(Set problem) Exact reproduction of the data is required, with images excluded.

— START OF Dataset content —

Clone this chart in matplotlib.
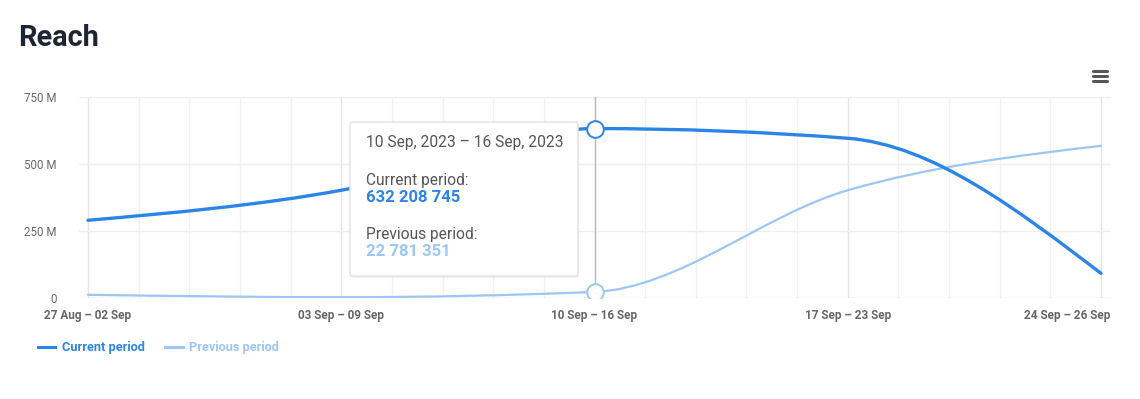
import numpy as np
import matplotlib
matplotlib.use('Agg')
import matplotlib.pyplot as plt
from matplotlib.path import Path
from matplotlib.patches import PathPatch, FancyBboxPatch
from matplotlib.lines import Line2D
from matplotlib.transforms import ScaledTranslation

plt.rcParams['font.family'] = ['Roboto', 'DejaVu Sans']

# data (millions)
periods = ['27 Aug – 02 Sep', '03 Sep – 09 Sep', '10 Sep – 16 Sep',
           '17 Sep – 23 Sep', '24 Sep – 26 Sep']
current = [290, 402, 632.208745, 596, 92]
previous = [12, 3, 22.781351, 402, 568]
hover_idx = 2

C_CUR = '#2b85e7'
C_PREV = '#9cc6f3'
GRID = '#eeeeee'
TXT = '#666666'


def monotone_path(x, y):
    """d3 curveMonotoneX as cubic bezier path"""
    x = np.asarray(x, float)
    y = np.asarray(y, float)
    n = len(x)
    h = np.diff(x)
    s = np.diff(y) / h
    t = np.zeros(n)
    for i in range(1, n - 1):
        p = (s[i - 1] * h[i] + s[i] * h[i - 1]) / (h[i - 1] + h[i])
        t[i] = (np.sign(s[i - 1]) + np.sign(s[i])) * min(abs(s[i - 1]), abs(s[i]), 0.5 * abs(p))
    t[0] = (3 * s[0] - t[1]) / 2
    t[-1] = (3 * s[-1] - t[-2]) / 2
    verts = [(x[0], y[0])]
    codes = [Path.MOVETO]
    for i in range(n - 1):
        dx = h[i] / 3
        verts += [(x[i] + dx, y[i] + dx * t[i]),
                  (x[i + 1] - dx, y[i + 1] - dx * t[i + 1]),
                  (x[i + 1], y[i + 1])]
        codes += [Path.CURVE4] * 3
    return Path(verts, codes)


W, H = 1140, 399
fig = plt.figure(figsize=(W / 100, H / 100), dpi=100, facecolor='white')
x0, x1, y0, y1 = 79, 1111, 97, 298
ax = fig.add_axes([x0 / W, 1 - y1 / H, (x1 - x0) / W, (y1 - y0) / H])
xs = np.arange(len(periods))
ax.set_xlim(-(88 - x0) / 253.25, 4 + (x1 - 1101) / 253.25)
ax.set_ylim(0, 750)
for sp in ax.spines.values():
    sp.set_visible(False)

# grid
for v in np.arange(0, 4.01, 0.2):
    major = abs(v - round(v)) < 1e-6
    ax.axvline(v, color='#e4e4e4' if major else '#f1f1f1', lw=1, zorder=0)
for v in [250, 500, 750]:
    ax.axhline(v, color=GRID, lw=1, zorder=0)
ax.axhline(0, color='#e0e0e0', lw=1, zorder=0)

# crosshair
ax.axvline(xs[hover_idx], color='#b4bccd', lw=1, zorder=1)

ax.add_patch(PathPatch(monotone_path(xs, previous), fill=False, ec=C_PREV,
                       lw=1.6, capstyle='round', zorder=2))
ax.add_patch(PathPatch(monotone_path(xs, current), fill=False, ec=C_CUR,
                       lw=2.4, capstyle='round', zorder=3))
ax.plot([xs[hover_idx]], [current[hover_idx]], 'o', ms=12, mfc='white',
        mec=C_CUR, mew=1.4, zorder=5)
ax.plot([xs[hover_idx]], [previous[hover_idx]], 'o', ms=12, mfc='white',
        mec=C_PREV, mew=1.4, zorder=5)

ax.set_yticks([0, 250, 500, 750])
ax.set_yticklabels(['0', '250 M', '500 M', '750 M'])
ax.set_xticks(xs)
ax.set_xticklabels(periods, fontweight='bold')
ax.tick_params(axis='y', length=0, pad=16, labelsize=8.3, labelcolor=TXT)
ax.tick_params(axis='x', length=0, pad=8, labelsize=8.5, labelcolor=TXT)
last = ax.get_xticklabels()[-1]
last.set_ha('right')
last.set_transform(last.get_transform() + ScaledTranslation(9 / 100, 0, fig.dpi_scale_trans))

# title
fig.text(18 / W, 1 - 38 / H, 'Reach', fontsize=20.8, fontweight='bold',
         color='#1e2433', va='center', ha='left')

# hamburger menu
for yy in [71, 76, 81]:
    fig.add_artist(Line2D([1093 / W, 1107 / W], [1 - yy / H, 1 - yy / H],
                          color='#555555', lw=2.2, solid_capstyle='round'))

# tooltip
tx0, ty0, tx1, ty1 = 350, 122, 578, 276
shadow = FancyBboxPatch(((tx0 + 1) / W, 1 - (ty1 + 2) / H), (tx1 - tx0) / W, (ty1 - ty0) / H,
                        boxstyle='round,pad=0,rounding_size=0.004', transform=fig.transFigure,
                        fc='#000000', alpha=0.06, ec='none', zorder=5)
box = FancyBboxPatch((tx0 / W, 1 - ty1 / H), (tx1 - tx0) / W, (ty1 - ty0) / H,
                     boxstyle='round,pad=0,rounding_size=0.004', transform=fig.transFigure,
                     fc='white', ec='#e3e3e3', lw=1, zorder=6)
fig.add_artist(shadow)
fig.add_artist(box)
tt = dict(ha='left', va='center', zorder=7)
fig.text(366 / W, 1 - 143 / H, '10 Sep, 2023 – 16 Sep, 2023', color='#555555',
         fontsize=11.2, **tt)
fig.text(366 / W, 1 - 180 / H, 'Current period:', color='#555555', fontsize=11.2, **tt)
fig.text(366 / W, 1 - 198 / H, f'{round(current[hover_idx] * 1e6):,}'.replace(',', ' '),
         color=C_CUR, fontweight='bold', fontsize=12, **tt)
fig.text(366 / W, 1 - 235 / H, 'Previous period:', color='#555555', fontsize=11.2, **tt)
fig.text(366 / W, 1 - 252 / H, f'{round(previous[hover_idx] * 1e6):,}'.replace(',', ' '),
         color=C_PREV, fontweight='bold', fontsize=12, **tt)

# legend
handles = [Line2D([], [], color=C_CUR, lw=2.2), Line2D([], [], color=C_PREV, lw=2.2)]
leg = fig.legend(handles, ['Current period', 'Previous period'], loc='center left',
                 bbox_to_anchor=(26 / W, 1 - 348 / H), ncol=2, frameon=False,
                 handlelength=1.4, handletextpad=0.5, columnspacing=1.6,
                 prop=dict(size=9.2, weight='bold'))
for txt, c in zip(leg.get_texts(), [C_CUR, C_PREV]):
    txt.set_color(c)

fig.savefig('out.png', dpi=100, facecolor='white')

— END OF Dataset content —

(Full answer)
Clone this chart in matplotlib.
import numpy as np
import matplotlib
matplotlib.use('Agg')
import matplotlib.pyplot as plt
from matplotlib.path import Path
from matplotlib.patches import PathPatch, FancyBboxPatch
from matplotlib.lines import Line2D
from matplotlib.transforms import ScaledTranslation

plt.rcParams['font.family'] = ['Roboto', 'DejaVu Sans']

# data (millions)
periods = ['27 Aug – 02 Sep', '03 Sep – 09 Sep', '10 Sep – 16 Sep',
           '17 Sep – 23 Sep', '24 Sep – 26 Sep']
current = [290, 402, 632.208745, 596, 92]
previous = [12, 3, 22.781351, 402, 568]
hover_idx = 2

C_CUR = '#2b85e7'
C_PREV = '#9cc6f3'
GRID = '#eeeeee'
TXT = '#666666'


def monotone_path(x, y):
    """d3 curveMonotoneX as cubic bezier path"""
    x = np.asarray(x, float)
    y = np.asarray(y, float)
    n = len(x)
    h = np.diff(x)
    s = np.diff(y) / h
    t = np.zeros(n)
    for i in range(1, n - 1):
        p = (s[i - 1] * h[i] + s[i] * h[i - 1]) / (h[i - 1] + h[i])
        t[i] = (np.sign(s[i - 1]) + np.sign(s[i])) * min(abs(s[i - 1]), abs(s[i]), 0.5 * abs(p))
    t[0] = (3 * s[0] - t[1]) / 2
    t[-1] = (3 * s[-1] - t[-2]) / 2
    verts = [(x[0], y[0])]
    codes = [Path.MOVETO]
    for i in range(n - 1):
        dx = h[i] / 3
        verts += [(x[i] + dx, y[i] + dx * t[i]),
                  (x[i + 1] - dx, y[i + 1] - dx * t[i + 1]),
                  (x[i + 1], y[i + 1])]
        codes += [Path.CURVE4] * 3
    return Path(verts, codes)


W, H = 1140, 399
fig = plt.figure(figsize=(W / 100, H / 100), dpi=100, facecolor='white')
x0, x1, y0, y1 = 79, 1111, 97, 298
ax = fig.add_axes([x0 / W, 1 - y1 / H, (x1 - x0) / W, (y1 - y0) / H])
xs = np.arange(len(periods))
ax.set_xlim(-(88 - x0) / 253.25, 4 + (x1 - 1101) / 253.25)
ax.set_ylim(0, 750)
for sp in ax.spines.values():
    sp.set_visible(False)

# grid
for v in np.arange(0, 4.01, 0.2):
    major = abs(v - round(v)) < 1e-6
    ax.axvline(v, color='#e4e4e4' if major else '#f1f1f1', lw=1, zorder=0)
for v in [250, 500, 750]:
    ax.axhline(v, color=GRID, lw=1, zorder=0)
ax.axhline(0, color='#e0e0e0', lw=1, zorder=0)

# crosshair
ax.axvline(xs[hover_idx], color='#b4bccd', lw=1, zorder=1)

ax.add_patch(PathPatch(monotone_path(xs, previous), fill=False, ec=C_PREV,
                       lw=1.6, capstyle='round', zorder=2))
ax.add_patch(PathPatch(monotone_path(xs, current), fill=False, ec=C_CUR,
                       lw=2.4, capstyle='round', zorder=3))
ax.plot([xs[hover_idx]], [current[hover_idx]], 'o', ms=12, mfc='white',
        mec=C_CUR, mew=1.4, zorder=5)
ax.plot([xs[hover_idx]], [previous[hover_idx]], 'o', ms=12, mfc='white',
        mec=C_PREV, mew=1.4, zorder=5)

ax.set_yticks([0, 250, 500, 750])
ax.set_yticklabels(['0', '250 M', '500 M', '750 M'])
ax.set_xticks(xs)
ax.set_xticklabels(periods, fontweight='bold')
ax.tick_params(axis='y', length=0, pad=16, labelsize=8.3, labelcolor=TXT)
ax.tick_params(axis='x', length=0, pad=8, labelsize=8.5, labelcolor=TXT)
last = ax.get_xticklabels()[-1]
last.set_ha('right')
last.set_transform(last.get_transform() + ScaledTranslation(9 / 100, 0, fig.dpi_scale_trans))

# title
fig.text(18 / W, 1 - 38 / H, 'Reach', fontsize=20.8, fontweight='bold',
         color='#1e2433', va='center', ha='left')

# hamburger menu
for yy in [71, 76, 81]:
    fig.add_artist(Line2D([1093 / W, 1107 / W], [1 - yy / H, 1 - yy / H],
                          color='#555555', lw=2.2, solid_capstyle='round'))

# tooltip
tx0, ty0, tx1, ty1 = 350, 122, 578, 276
shadow = FancyBboxPatch(((tx0 + 1) / W, 1 - (ty1 + 2) / H), (tx1 - tx0) / W, (ty1 - ty0) / H,
                        boxstyle='round,pad=0,rounding_size=0.004', transform=fig.transFigure,
                        fc='#000000', alpha=0.06, ec='none', zorder=5)
box = FancyBboxPatch((tx0 / W, 1 - ty1 / H), (tx1 - tx0) / W, (ty1 - ty0) / H,
                     boxstyle='round,pad=0,rounding_size=0.004', transform=fig.transFigure,
                     fc='white', ec='#e3e3e3', lw=1, zorder=6)
fig.add_artist(shadow)
fig.add_artist(box)
tt = dict(ha='left', va='center', zorder=7)
fig.text(366 / W, 1 - 143 / H, '10 Sep, 2023 – 16 Sep, 2023', color='#555555',
         fontsize=11.2, **tt)
fig.text(366 / W, 1 - 180 / H, 'Current period:', color='#555555', fontsize=11.2, **tt)
fig.text(366 / W, 1 - 198 / H, f'{round(current[hover_idx] * 1e6):,}'.replace(',', ' '),
         color=C_CUR, fontweight='bold', fontsize=12, **tt)
fig.text(366 / W, 1 - 235 / H, 'Previous period:', color='#555555', fontsize=11.2, **tt)
fig.text(366 / W, 1 - 252 / H, f'{round(previous[hover_idx] * 1e6):,}'.replace(',', ' '),
         color=C_PREV, fontweight='bold', fontsize=12, **tt)

# legend
handles = [Line2D([], [], color=C_CUR, lw=2.2), Line2D([], [], color=C_PREV, lw=2.2)]
leg = fig.legend(handles, ['Current period', 'Previous period'], loc='center left',
                 bbox_to_anchor=(26 / W, 1 - 348 / H), ncol=2, frameon=False,
                 handlelength=1.4, handletextpad=0.5, columnspacing=1.6,
                 prop=dict(size=9.2, weight='bold'))
for txt, c in zip(leg.get_texts(), [C_CUR, C_PREV]):
    txt.set_color(c)

fig.savefig('out.png', dpi=100, facecolor='white')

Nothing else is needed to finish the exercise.